WHAT TO DO ::
Leave out the pictures, and return only the lines running from the one that contains "Emit a web page" to the one that contains "const refEndSlots = [3, 5, 7, 9];", both included, exactly as they appear.

DATA SUPPLIED ::
********
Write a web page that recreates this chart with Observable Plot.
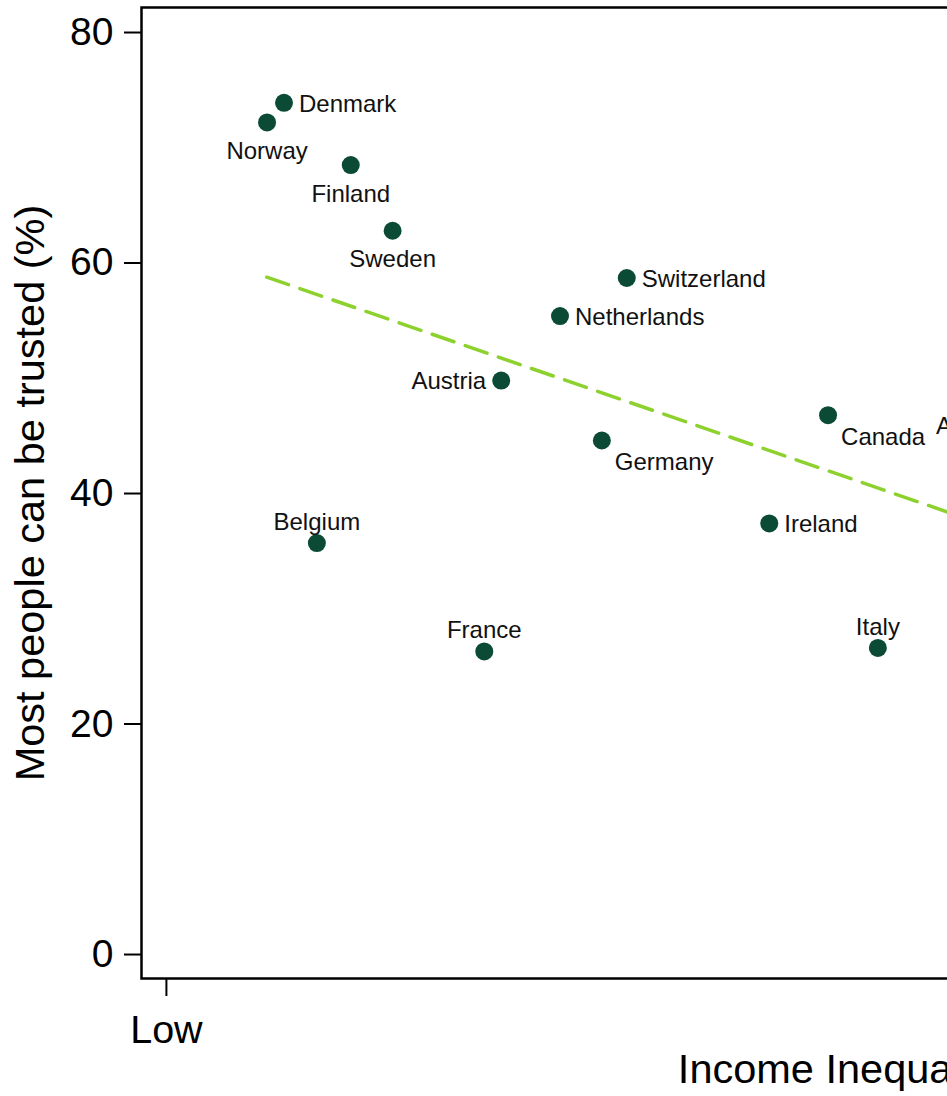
********
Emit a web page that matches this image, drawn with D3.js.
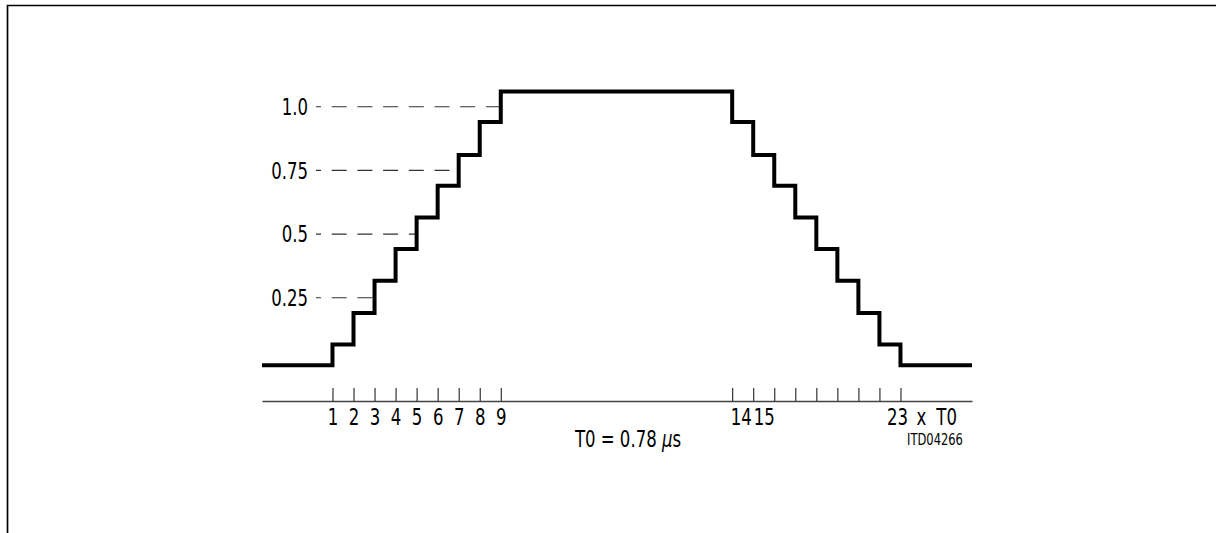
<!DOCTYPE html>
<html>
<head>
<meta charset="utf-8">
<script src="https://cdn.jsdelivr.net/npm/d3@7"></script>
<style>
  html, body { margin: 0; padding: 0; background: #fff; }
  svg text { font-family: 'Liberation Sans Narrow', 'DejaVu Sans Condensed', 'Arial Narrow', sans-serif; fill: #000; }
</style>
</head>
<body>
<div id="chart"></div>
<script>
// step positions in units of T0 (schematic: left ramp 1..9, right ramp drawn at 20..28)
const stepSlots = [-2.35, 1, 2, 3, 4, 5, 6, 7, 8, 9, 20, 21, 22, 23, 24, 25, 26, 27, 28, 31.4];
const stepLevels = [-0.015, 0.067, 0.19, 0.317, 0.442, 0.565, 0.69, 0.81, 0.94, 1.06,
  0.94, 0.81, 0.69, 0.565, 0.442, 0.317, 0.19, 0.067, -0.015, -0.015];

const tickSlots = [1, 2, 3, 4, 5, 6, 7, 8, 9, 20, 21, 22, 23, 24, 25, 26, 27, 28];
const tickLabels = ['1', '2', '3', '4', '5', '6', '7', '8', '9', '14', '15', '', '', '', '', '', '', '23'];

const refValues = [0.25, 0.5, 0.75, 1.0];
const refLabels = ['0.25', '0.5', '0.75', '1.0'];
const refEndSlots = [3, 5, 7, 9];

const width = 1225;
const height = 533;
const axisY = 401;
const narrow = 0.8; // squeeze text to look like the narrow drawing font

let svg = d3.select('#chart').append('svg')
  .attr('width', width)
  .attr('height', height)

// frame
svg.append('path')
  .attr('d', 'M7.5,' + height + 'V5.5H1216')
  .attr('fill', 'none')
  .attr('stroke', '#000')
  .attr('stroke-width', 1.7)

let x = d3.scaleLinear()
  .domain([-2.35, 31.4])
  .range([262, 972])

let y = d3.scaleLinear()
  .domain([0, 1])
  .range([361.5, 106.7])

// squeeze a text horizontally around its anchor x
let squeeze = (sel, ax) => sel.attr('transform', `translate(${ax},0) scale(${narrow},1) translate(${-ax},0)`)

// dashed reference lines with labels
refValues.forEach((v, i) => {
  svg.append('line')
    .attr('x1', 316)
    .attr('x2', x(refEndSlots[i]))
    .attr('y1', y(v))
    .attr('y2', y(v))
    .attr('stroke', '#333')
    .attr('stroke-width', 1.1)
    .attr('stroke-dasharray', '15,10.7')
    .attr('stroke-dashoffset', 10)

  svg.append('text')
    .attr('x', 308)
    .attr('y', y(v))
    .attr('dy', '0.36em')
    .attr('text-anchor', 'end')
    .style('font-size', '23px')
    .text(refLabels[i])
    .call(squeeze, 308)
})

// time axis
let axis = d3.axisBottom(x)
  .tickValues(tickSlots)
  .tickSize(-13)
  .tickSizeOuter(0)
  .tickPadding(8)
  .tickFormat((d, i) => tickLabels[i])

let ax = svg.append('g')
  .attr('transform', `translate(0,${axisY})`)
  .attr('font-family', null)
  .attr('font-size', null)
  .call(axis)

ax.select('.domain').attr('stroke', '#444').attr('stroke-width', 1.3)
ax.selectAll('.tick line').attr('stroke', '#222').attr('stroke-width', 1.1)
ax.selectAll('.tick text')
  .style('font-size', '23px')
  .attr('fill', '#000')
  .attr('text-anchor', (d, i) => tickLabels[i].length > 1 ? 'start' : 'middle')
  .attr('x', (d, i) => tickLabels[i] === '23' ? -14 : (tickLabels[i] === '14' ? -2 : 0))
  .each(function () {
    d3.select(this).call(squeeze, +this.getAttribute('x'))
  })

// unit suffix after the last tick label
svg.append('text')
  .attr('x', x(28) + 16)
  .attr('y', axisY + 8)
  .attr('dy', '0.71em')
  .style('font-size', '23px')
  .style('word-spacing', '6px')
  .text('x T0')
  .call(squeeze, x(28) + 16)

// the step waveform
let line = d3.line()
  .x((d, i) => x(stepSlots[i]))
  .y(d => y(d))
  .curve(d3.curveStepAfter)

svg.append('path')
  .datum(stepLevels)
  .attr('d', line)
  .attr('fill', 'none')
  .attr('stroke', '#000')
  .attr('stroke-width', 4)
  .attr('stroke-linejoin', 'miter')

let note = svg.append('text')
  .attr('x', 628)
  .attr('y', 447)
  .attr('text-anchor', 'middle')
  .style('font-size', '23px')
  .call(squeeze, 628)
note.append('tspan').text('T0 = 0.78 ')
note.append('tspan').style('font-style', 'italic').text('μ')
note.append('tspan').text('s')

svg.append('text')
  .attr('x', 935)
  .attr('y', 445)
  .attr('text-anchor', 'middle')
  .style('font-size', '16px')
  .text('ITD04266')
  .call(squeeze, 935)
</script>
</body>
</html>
********
ANSWER TO THE TASK ::
Emit a web page that matches this image, drawn with D3.js.
<!DOCTYPE html>
<html>
<head>
<meta charset="utf-8">
<script src="https://cdn.jsdelivr.net/npm/d3@7"></script>
<style>
  html, body { margin: 0; padding: 0; background: #fff; }
  svg text { font-family: 'Liberation Sans Narrow', 'DejaVu Sans Condensed', 'Arial Narrow', sans-serif; fill: #000; }
</style>
</head>
<body>
<div id="chart"></div>
<script>
// step positions in units of T0 (schematic: left ramp 1..9, right ramp drawn at 20..28)
const stepSlots = [-2.35, 1, 2, 3, 4, 5, 6, 7, 8, 9, 20, 21, 22, 23, 24, 25, 26, 27, 28, 31.4];
const stepLevels = [-0.015, 0.067, 0.19, 0.317, 0.442, 0.565, 0.69, 0.81, 0.94, 1.06,
  0.94, 0.81, 0.69, 0.565, 0.442, 0.317, 0.19, 0.067, -0.015, -0.015];

const tickSlots = [1, 2, 3, 4, 5, 6, 7, 8, 9, 20, 21, 22, 23, 24, 25, 26, 27, 28];
const tickLabels = ['1', '2', '3', '4', '5', '6', '7', '8', '9', '14', '15', '', '', '', '', '', '', '23'];

const refValues = [0.25, 0.5, 0.75, 1.0];
const refLabels = ['0.25', '0.5', '0.75', '1.0'];
const refEndSlots = [3, 5, 7, 9];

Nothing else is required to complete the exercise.